TASK BRIEF: Within the material below, transcribe exactly the lines from the one holding "Recreate this image" through the one holding "(incomingtxt) at (855,753)", keeping both ends and skipping the rest.

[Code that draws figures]

========

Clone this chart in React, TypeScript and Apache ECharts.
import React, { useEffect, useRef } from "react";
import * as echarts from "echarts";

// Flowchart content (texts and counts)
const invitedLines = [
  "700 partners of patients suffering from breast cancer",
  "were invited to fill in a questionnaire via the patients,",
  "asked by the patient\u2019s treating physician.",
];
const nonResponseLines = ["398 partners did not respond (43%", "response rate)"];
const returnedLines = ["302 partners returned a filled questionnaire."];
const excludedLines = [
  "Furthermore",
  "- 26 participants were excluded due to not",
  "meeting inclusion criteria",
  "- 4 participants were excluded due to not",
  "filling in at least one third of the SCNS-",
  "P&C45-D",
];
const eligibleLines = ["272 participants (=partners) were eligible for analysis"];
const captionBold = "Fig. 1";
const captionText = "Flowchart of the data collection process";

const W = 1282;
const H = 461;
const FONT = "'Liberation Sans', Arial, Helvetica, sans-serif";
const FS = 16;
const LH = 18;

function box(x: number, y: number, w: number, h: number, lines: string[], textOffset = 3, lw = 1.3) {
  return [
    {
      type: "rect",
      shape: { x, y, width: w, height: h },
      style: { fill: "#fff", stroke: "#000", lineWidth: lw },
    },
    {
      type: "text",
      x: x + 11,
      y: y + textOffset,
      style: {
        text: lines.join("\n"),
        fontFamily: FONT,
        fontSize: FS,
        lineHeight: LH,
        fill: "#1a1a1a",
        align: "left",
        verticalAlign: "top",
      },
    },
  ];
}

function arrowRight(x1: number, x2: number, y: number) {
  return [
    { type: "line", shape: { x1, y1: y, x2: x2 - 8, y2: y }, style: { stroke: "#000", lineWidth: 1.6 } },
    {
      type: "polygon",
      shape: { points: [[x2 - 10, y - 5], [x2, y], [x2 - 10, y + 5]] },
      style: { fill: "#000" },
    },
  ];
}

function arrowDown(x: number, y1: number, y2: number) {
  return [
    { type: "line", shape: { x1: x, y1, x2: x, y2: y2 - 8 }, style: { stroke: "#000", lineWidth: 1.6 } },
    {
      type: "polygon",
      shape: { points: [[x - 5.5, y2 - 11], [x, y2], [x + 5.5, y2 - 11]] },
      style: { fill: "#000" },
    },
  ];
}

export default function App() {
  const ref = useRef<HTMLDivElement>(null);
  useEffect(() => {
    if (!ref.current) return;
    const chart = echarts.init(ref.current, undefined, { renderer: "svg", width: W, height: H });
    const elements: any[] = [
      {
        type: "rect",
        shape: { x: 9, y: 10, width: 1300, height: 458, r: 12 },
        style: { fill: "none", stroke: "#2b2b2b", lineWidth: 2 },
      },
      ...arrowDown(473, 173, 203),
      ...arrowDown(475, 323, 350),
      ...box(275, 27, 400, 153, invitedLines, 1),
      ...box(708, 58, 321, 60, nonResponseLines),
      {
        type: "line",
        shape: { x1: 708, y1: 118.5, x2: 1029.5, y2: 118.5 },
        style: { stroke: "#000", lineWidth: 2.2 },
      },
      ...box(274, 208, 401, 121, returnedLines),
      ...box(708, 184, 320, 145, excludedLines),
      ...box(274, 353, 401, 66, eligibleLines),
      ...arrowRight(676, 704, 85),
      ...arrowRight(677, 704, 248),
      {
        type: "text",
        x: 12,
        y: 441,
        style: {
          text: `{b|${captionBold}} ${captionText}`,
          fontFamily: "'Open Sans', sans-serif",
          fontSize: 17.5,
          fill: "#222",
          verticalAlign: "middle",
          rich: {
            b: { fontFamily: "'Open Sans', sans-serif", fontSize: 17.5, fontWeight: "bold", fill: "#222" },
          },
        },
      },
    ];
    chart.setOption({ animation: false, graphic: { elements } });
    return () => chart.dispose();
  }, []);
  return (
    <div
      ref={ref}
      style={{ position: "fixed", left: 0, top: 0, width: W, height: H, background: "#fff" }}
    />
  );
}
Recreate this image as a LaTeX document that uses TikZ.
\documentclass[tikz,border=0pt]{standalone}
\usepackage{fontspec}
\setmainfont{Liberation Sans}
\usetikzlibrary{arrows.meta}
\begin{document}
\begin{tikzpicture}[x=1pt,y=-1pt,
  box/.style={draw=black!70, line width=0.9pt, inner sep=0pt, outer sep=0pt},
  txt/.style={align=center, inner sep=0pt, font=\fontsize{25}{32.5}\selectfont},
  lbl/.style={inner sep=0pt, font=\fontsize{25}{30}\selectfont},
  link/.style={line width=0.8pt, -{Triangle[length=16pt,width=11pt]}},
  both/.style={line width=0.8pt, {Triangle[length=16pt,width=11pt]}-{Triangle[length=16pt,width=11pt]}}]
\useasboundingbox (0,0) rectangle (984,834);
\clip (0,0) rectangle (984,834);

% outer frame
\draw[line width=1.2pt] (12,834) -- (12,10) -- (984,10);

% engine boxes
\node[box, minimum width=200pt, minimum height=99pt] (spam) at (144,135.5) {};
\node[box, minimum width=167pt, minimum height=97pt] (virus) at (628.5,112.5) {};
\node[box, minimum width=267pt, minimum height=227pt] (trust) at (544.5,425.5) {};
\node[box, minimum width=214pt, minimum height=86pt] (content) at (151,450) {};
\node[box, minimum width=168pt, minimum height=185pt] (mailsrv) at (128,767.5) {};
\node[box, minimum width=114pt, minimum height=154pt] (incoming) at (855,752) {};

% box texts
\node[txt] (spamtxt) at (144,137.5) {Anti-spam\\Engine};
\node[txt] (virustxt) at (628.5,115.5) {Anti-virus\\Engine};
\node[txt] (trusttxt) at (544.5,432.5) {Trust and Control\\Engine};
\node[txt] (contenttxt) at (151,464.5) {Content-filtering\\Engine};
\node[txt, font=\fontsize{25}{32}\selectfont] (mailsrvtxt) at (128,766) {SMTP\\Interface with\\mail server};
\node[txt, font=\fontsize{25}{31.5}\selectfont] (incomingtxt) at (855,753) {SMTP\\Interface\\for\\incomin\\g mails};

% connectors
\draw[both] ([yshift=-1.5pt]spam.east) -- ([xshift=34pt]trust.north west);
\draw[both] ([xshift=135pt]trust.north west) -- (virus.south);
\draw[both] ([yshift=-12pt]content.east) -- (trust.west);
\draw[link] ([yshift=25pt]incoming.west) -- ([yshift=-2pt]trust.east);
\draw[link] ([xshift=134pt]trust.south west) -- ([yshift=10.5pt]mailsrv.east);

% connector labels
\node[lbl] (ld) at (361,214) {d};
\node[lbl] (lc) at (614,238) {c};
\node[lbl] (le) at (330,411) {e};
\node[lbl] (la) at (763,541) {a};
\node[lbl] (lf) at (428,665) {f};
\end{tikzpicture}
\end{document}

========

CORRECT OUTPUT:
Recreate this image as a LaTeX document that uses TikZ.
\documentclass[tikz,border=0pt]{standalone}
\usepackage{fontspec}
\setmainfont{Liberation Sans}
\usetikzlibrary{arrows.meta}
\begin{document}
\begin{tikzpicture}[x=1pt,y=-1pt,
  box/.style={draw=black!70, line width=0.9pt, inner sep=0pt, outer sep=0pt},
  txt/.style={align=center, inner sep=0pt, font=\fontsize{25}{32.5}\selectfont},
  lbl/.style={inner sep=0pt, font=\fontsize{25}{30}\selectfont},
  link/.style={line width=0.8pt, -{Triangle[length=16pt,width=11pt]}},
  both/.style={line width=0.8pt, {Triangle[length=16pt,width=11pt]}-{Triangle[length=16pt,width=11pt]}}]
\useasboundingbox (0,0) rectangle (984,834);
\clip (0,0) rectangle (984,834);

% outer frame
\draw[line width=1.2pt] (12,834) -- (12,10) -- (984,10);

% engine boxes
\node[box, minimum width=200pt, minimum height=99pt] (spam) at (144,135.5) {};
\node[box, minimum width=167pt, minimum height=97pt] (virus) at (628.5,112.5) {};
\node[box, minimum width=267pt, minimum height=227pt] (trust) at (544.5,425.5) {};
\node[box, minimum width=214pt, minimum height=86pt] (content) at (151,450) {};
\node[box, minimum width=168pt, minimum height=185pt] (mailsrv) at (128,767.5) {};
\node[box, minimum width=114pt, minimum height=154pt] (incoming) at (855,752) {};

% box texts
\node[txt] (spamtxt) at (144,137.5) {Anti-spam\\Engine};
\node[txt] (virustxt) at (628.5,115.5) {Anti-virus\\Engine};
\node[txt] (trusttxt) at (544.5,432.5) {Trust and Control\\Engine};
\node[txt] (contenttxt) at (151,464.5) {Content-filtering\\Engine};
\node[txt, font=\fontsize{25}{32}\selectfont] (mailsrvtxt) at (128,766) {SMTP\\Interface with\\mail server};
\node[txt, font=\fontsize{25}{31.5}\selectfont] (incomingtxt) at (855,753) {SMTP\\Interface\\for\\incomin\\g mails};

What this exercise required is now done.